Fluorescent nanomaterials have enormous potential as nanoscale light sources and sensors operating as beacons within biological environments. We are building a tailored library of nanoparticles with the aim to interrogate target molecules down to the single molecule level. This nanoparticle library consists of a broad range of fluorescent materials including nanodiamond, upconversion particles, nanoruby, metal oxides and additional wide optical band materials. Within this library, we are exploring a range of properties including absorption and emission wavelengths, size, brightness (both single and ensemble emitters) and functionality. Our long-term aim is to create photon-switchable biocompatible nanoparticles which are sub-10 nm in size with ultra-high brightness (> 10 MHz). In addition to controlling the growth of hybrid-multifunctional nanoparticles, this theme also focuses on building our expertise in the optical characterization of luminescent nanoparticles. 

Advanced optical fibres

We will improve the transmission of ultraviolet (UV) light in optical fibres by fabricating fibres suitable for light delivery and sensing from glasses that offer greater UV performance. The impact of fluorine doping, hydroxyl group content, fibre fabrication conditions, and laser power will be investigated to maximise UV transmission to/from cells. Furthermore, structuring concepts such as Kagome lattices will be explored to shift the UV edge of silica fibres and allow the transmission of light to extend further into the UV. By extending the reach of these fibres into the UV, using cross-sectional structuring and high quality UV glasses, low power UV light will be delivered to the cellular environment to probe cellular autofluorescence, particularly in the wavelength range of 270–350nm. 

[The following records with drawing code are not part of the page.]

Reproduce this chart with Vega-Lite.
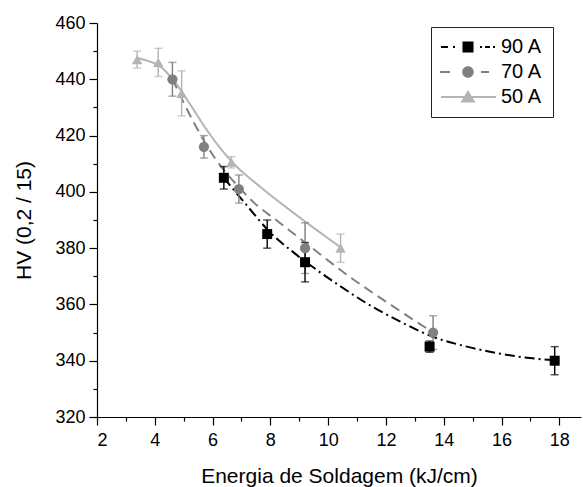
{
  "$schema": "https://vega.github.io/schema/vega-lite/v6.json",
  "autosize": "none",
  "width": 484,
  "height": 394,
  "padding": {"left": 97, "top": 23, "right": 2, "bottom": 70},
  "background": "white",
  "datasets": {
    "pts": [
      {"s": "50 A", "x": 3.39, "y": 447, "e": 3},
      {"s": "50 A", "x": 4.12, "y": 446, "e": 5},
      {"s": "50 A", "x": 4.93, "y": 435, "e": 8},
      {"s": "50 A", "x": 6.65, "y": 410.5, "e": 2},
      {"s": "50 A", "x": 10.43, "y": 380, "e": 5},
      {"s": "70 A", "x": 4.61, "y": 440, "e": 6},
      {"s": "70 A", "x": 5.7, "y": 416, "e": 4},
      {"s": "70 A", "x": 6.91, "y": 401, "e": 5},
      {"s": "70 A", "x": 9.2, "y": 380, "e": 9},
      {"s": "70 A", "x": 13.63, "y": 350, "e": 6},
      {"s": "90 A", "x": 6.39, "y": 405, "e": 4},
      {"s": "90 A", "x": 7.89, "y": 385, "e": 5},
      {"s": "90 A", "x": 9.2, "y": 375, "e": 7},
      {"s": "90 A", "x": 13.51, "y": 345, "e": 2},
      {"s": "90 A", "x": 17.84, "y": 340, "e": 5}
    ],
    "fit": [
      {"s": "50 A", "x": 3.39, "y": 447.5},
      {"s": "50 A", "x": 3.8, "y": 446.4},
      {"s": "50 A", "x": 4.12, "y": 445},
      {"s": "50 A", "x": 4.6, "y": 440.3},
      {"s": "50 A", "x": 5.18, "y": 431.8},
      {"s": "50 A", "x": 5.76, "y": 422.6},
      {"s": "50 A", "x": 6.57, "y": 411.8},
      {"s": "50 A", "x": 7.72, "y": 401.2},
      {"s": "50 A", "x": 8.64, "y": 393.8},
      {"s": "50 A", "x": 9.5, "y": 387.2},
      {"s": "50 A", "x": 10.43, "y": 380.3},
      {"s": "70 A", "x": 4.61, "y": 440},
      {"s": "70 A", "x": 5.01, "y": 431.5},
      {"s": "70 A", "x": 5.41, "y": 423.5},
      {"s": "70 A", "x": 6.1, "y": 411.7},
      {"s": "70 A", "x": 6.9, "y": 401.8},
      {"s": "70 A", "x": 7.45, "y": 396},
      {"s": "70 A", "x": 8.2, "y": 390},
      {"s": "70 A", "x": 9.45, "y": 380},
      {"s": "70 A", "x": 10.72, "y": 370},
      {"s": "70 A", "x": 12.22, "y": 359.5},
      {"s": "70 A", "x": 13.63, "y": 350},
      {"s": "90 A", "x": 6.39, "y": 405},
      {"s": "90 A", "x": 7.2, "y": 395},
      {"s": "90 A", "x": 8.0, "y": 385.5},
      {"s": "90 A", "x": 8.8, "y": 378.5},
      {"s": "90 A", "x": 9.6, "y": 372.3},
      {"s": "90 A", "x": 10.4, "y": 366.6},
      {"s": "90 A", "x": 11.3, "y": 360.6},
      {"s": "90 A", "x": 12.4, "y": 354.4},
      {"s": "90 A", "x": 13.6, "y": 348.6},
      {"s": "90 A", "x": 14.8, "y": 345},
      {"s": "90 A", "x": 15.9, "y": 342.6},
      {"s": "90 A", "x": 17.2, "y": 340.7},
      {"s": "90 A", "x": 17.84, "y": 340.2}
    ]
  },
  "layer": [
    {
      "data": {"name": "fit"},
      "mark": {"type": "line", "strokeWidth": 2, "interpolate": "monotone"},
      "encoding": {
        "x": {"field": "x", "type": "quantitative", "scale": {"domain": [2, 18.75], "nice": false, "zero": false},
          "axis": {"orient": "bottom", "values": [2, 4, 6, 8, 10, 12, 14, 16, 18], "tickSize": 8, "labelPadding": 6, "title": "Energia de Soldagem (kJ/cm)", "titlePadding": 16}},
        "y": {"field": "y", "type": "quantitative", "scale": {"domain": [320, 460], "nice": false, "zero": false},
          "axis": {"orient": "left", "values": [320, 340, 360, 380, 400, 420, 440, 460], "tickSize": 8, "labelPadding": 4, "title": "HV (0,2 / 15)", "titlePadding": 20}},
        "color": {"field": "s", "type": "nominal", "legend": null,
          "scale": {"domain": ["90 A", "70 A", "50 A"], "range": ["#000000", "#808080", "#b4b4b4"]}},
        "strokeDash": {"field": "s", "type": "nominal", "legend": null,
          "scale": {"domain": ["90 A", "70 A", "50 A"], "range": [[10, 4, 2, 4], [10, 6], [1, 0]]}},
        "order": {"field": "x", "type": "quantitative"}
      }
    },
    {
      "data": {"name": "pts"},
      "mark": {"type": "errorbar", "ticks": {"size": 8}, "thickness": 1.4},
      "encoding": {
        "x": {"field": "x", "type": "quantitative",
          "axis": {"orient": "bottom", "values": [3, 5, 7, 9, 11, 13, 15, 17], "tickSize": 4, "labels": false, "domain": false, "title": null}},
        "y": {"field": "y", "type": "quantitative",
          "axis": {"orient": "left", "values": [330, 350, 370, 390, 410, 430, 450], "tickSize": 4, "labels": false, "domain": false, "title": null}},
        "yError": {"field": "e"},
        "color": {"field": "s", "type": "nominal", "legend": null}
      }
    },
    {
      "data": {"name": "pts"},
      "mark": {"type": "point", "filled": true, "opacity": 1},
      "encoding": {
        "x": {"field": "x", "type": "quantitative", "axis": null},
        "y": {"field": "y", "type": "quantitative", "axis": null},
        "color": {"field": "s", "type": "nominal", "legend": null},
        "shape": {"field": "s", "type": "nominal", "legend": null,
          "scale": {"domain": ["90 A", "70 A", "50 A"], "range": ["square", "circle", "triangle-up"]}},
        "size": {"field": "s", "type": "ordinal", "legend": null,
          "scale": {"domain": ["90 A", "70 A", "50 A"], "range": [100, 110, 170]}}
      }
    },
    {
      "data": {"name": "pts"},
      "transform": [{"filter": "datum.x < 0"}],
      "mark": {"type": "point", "filled": true, "opacity": 1, "size": 100, "strokeWidth": 0},
      "encoding": {
        "x": {"field": "x", "type": "quantitative", "axis": null},
        "y": {"field": "y", "type": "quantitative", "axis": null},
        "color": {"field": "s", "type": "nominal",
          "legend": {
            "orient": "none", "legendX": 334, "legendY": 4, "title": null,
            "padding": 10, "strokeColor": "#222222", "fillColor": "white",
            "labelFontSize": 20, "labelOffset": 23, "symbolOffset": 17, "rowPadding": 5,
            "symbolSize": 100, "symbolStrokeWidth": 0}},
        "shape": {"field": "s", "type": "nominal",
          "scale": {"domain": ["90 A", "70 A", "50 A"],
            "range": [
              "M-5.4,-0.2H-4V0.2H-5.4Z M-3,-0.2H-2.6V0.2H-3Z M-1.1,-1.1H1.1V1.1H-1.1Z M2.4,-0.2H2.8V0.2H2.4Z M3.4,-0.2H4.4V0.2H3.4Z M5,-0.2H5.4V0.2H5Z",
              "M-5.6,-0.2H-3.6V0.2H-5.6Z M-1.15,0A1.15,1.15 0 1,1 1.15,0A1.15,1.15 0 1,1 -1.15,0Z M2.6,-0.2H4.2V0.2H2.6Z",
              "M-5.4,-0.2H5.6V0.2H-5.4Z M-1.5,1.1L0,-1.4L1.5,1.1Z"
            ]}}
      }
    }
  ],
  "resolve": {
    "scale": {"shape": "independent", "size": "independent"},
    "axis": {"x": "independent", "y": "independent"},
    "legend": {"color": "independent", "strokeDash": "independent", "shape": "independent", "size": "independent"}
  },
  "config": {
    "view": {"stroke": null},
    "axis": {
      "grid": false,
      "domainColor": "#000000", "tickColor": "#000000", "labelColor": "#000000", "titleColor": "#000000",
      "domainWidth": 1.2, "tickWidth": 1.2,
      "labelFont": "Liberation Sans", "titleFont": "Liberation Sans",
      "labelFontSize": 18, "titleFontSize": 21, "titleFontWeight": "normal"
    },
    "legend": {"labelFont": "Liberation Sans", "labelColor": "#000000"}
  }
}
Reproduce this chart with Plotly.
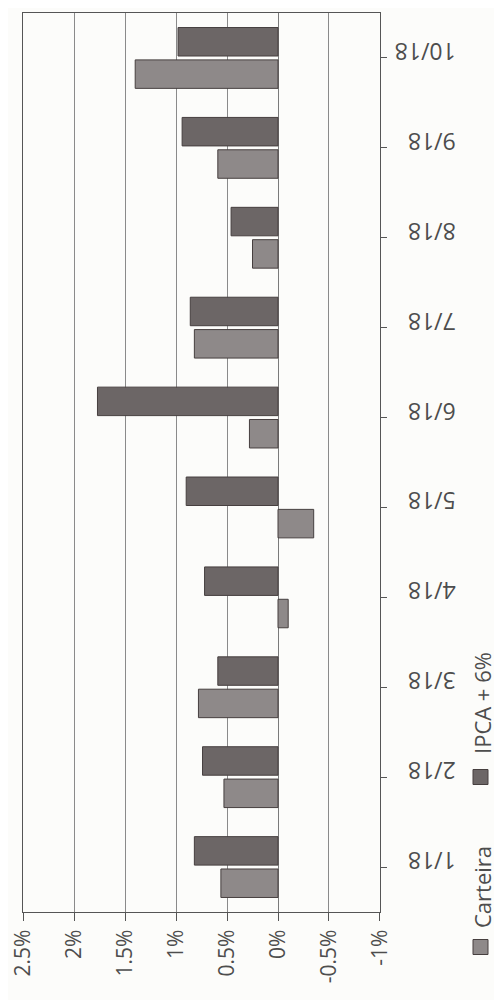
import plotly.graph_objects as go

# ---- data ----
categories = ["1/18", "2/18", "3/18", "4/18", "5/18", "6/18", "7/18", "8/18", "9/18", "10/18"]
carteira = [0.56, 0.53, 0.78, -0.10, -0.35, 0.28, 0.82, 0.25, 0.59, 1.40]
ipca_6 = [0.82, 0.74, 0.59, 0.72, 0.90, 1.77, 0.86, 0.46, 0.94, 0.98]
series_names = ["Carteira", "IPCA + 6%"]
x_tick_vals = [2.5, 2.0, 1.5, 1.0, 0.5, 0.0, -0.5, -1.0]
x_tick_text = ["2.5%", "2%", "1.5%", "1%", "0.5%", "0%", "-0.5%", "-1%"]

# ---- styles ----
COL_CART = "#8e8989"
COL_IPCA = "#6c6666"
COL_EDGE = "#463f3f"
TXT = "#4d4d4d"
FONT = "Open Sans"

OFF = 8  # page body margin
W, H = 502 - OFF, 1000 - OFF
L, T = 23 - OFF, 13 - OFF
R = W - (380 - OFF)
B = H - (912 - OFF)
pw, ph = W - L - R, H - T - B


def px(x):
    return (x - OFF - L) / pw


def py(y):
    return (H - B - (y - OFF)) / ph


fig = go.Figure()
fig.add_trace(go.Bar(y=categories, x=carteira, name=series_names[0], orientation="h",
                     marker=dict(color=COL_CART, line=dict(color=COL_EDGE, width=1))))
fig.add_trace(go.Bar(y=categories, x=ipca_6, name=series_names[1], orientation="h",
                     marker=dict(color=COL_IPCA, line=dict(color=COL_EDGE, width=1))))

fig.update_layout(
    width=W, height=H,
    margin=dict(l=L, r=R, t=T, b=B, autoexpand=False),
    paper_bgcolor="#fcfcfa", plot_bgcolor="#fcfcfa",
    barmode="group", bargap=0.28, bargroupgap=0.12,
    showlegend=False,
    font=dict(family=FONT, color=TXT),
)
fig.update_xaxes(
    automargin=False,
    range=[2.5001, -1.0001], tickvals=x_tick_vals, ticktext=x_tick_text,
    tickangle=-90, tickfont=dict(size=21, color=TXT, family=FONT),
    ticklabeloverflow="allow",
    showgrid=True, gridcolor="#8a8a8a", gridwidth=1,
    zeroline=True, zerolinecolor="#7a7a7a", zerolinewidth=1.2,
    showline=True, linecolor="#555555", linewidth=1.3, mirror=True,
    ticks="outside", ticklen=8, tickcolor="#555555",
)
fig.update_yaxes(
    automargin=False,
    type="category", categoryorder="array", categoryarray=categories,
    side="right", tickangle=180, tickfont=dict(size=23, color=TXT, family=FONT),
    ticklabelstandoff=64, ticklabeloverflow="allow",
    showgrid=False, zeroline=False,
    showline=True, linecolor="#555555", linewidth=1.3, mirror=True,
    ticks="outside", ticklen=6, tickcolor="#555555",
)

# legend (rotated, drawn as annotations + swatches)
legend_items = [(series_names[0], COL_CART, 947, 887), (series_names[1], COL_IPCA, 777, 703)]
for name, col, sq_y, txt_y in legend_items:
    fig.add_shape(type="rect", xref="paper", yref="paper",
                  x0=px(473), x1=px(488), y0=py(sq_y + 7.5), y1=py(sq_y - 7.5),
                  fillcolor=col, line=dict(color=COL_EDGE, width=1))
    fig.add_annotation(xref="paper", yref="paper", x=px(482), y=py(txt_y),
                       text=name, textangle=-90, showarrow=False,
                       xanchor="center", yanchor="middle",
                       font=dict(size=22, color=TXT, family=FONT))

fig.write_html("out.html")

Nanoparticle enriched hybrid materials.

Nanoparticle-enriched active hybrid materials will serve as a bridge between nanoparticles and bulk materials while conserving and enhancing nanoprobe functionality. We are currently exploring the physical and chemical interactions between the nanoparticles and the materials they are embedded in or attached to with the ultimate aim of controlling the nanoparticles’ properties and sensing performance. This area of research is being performed in the context of creating multi-functional nanomaterials with improved fluorescence and Raman sensing properties.  We are also focusing on integrating nanoscale ‘lamp’ sensing elements with optical fibres for the development of novel macroscopic sensing architectures.

 

We will: 

  • create photons designed to probe molecular-level systems
  • progress novel nanoprobes with tailored emission characteristics
  • develop advanced optical fibres for delivering light to / from nano environments
  • produce nanoparticles enriched materials and structures

The Centre for Nanoscale BioPhotonics links Australia's key nanophotonics groups and builds on Global Collaborations with a focus on doing the science required to advance biology.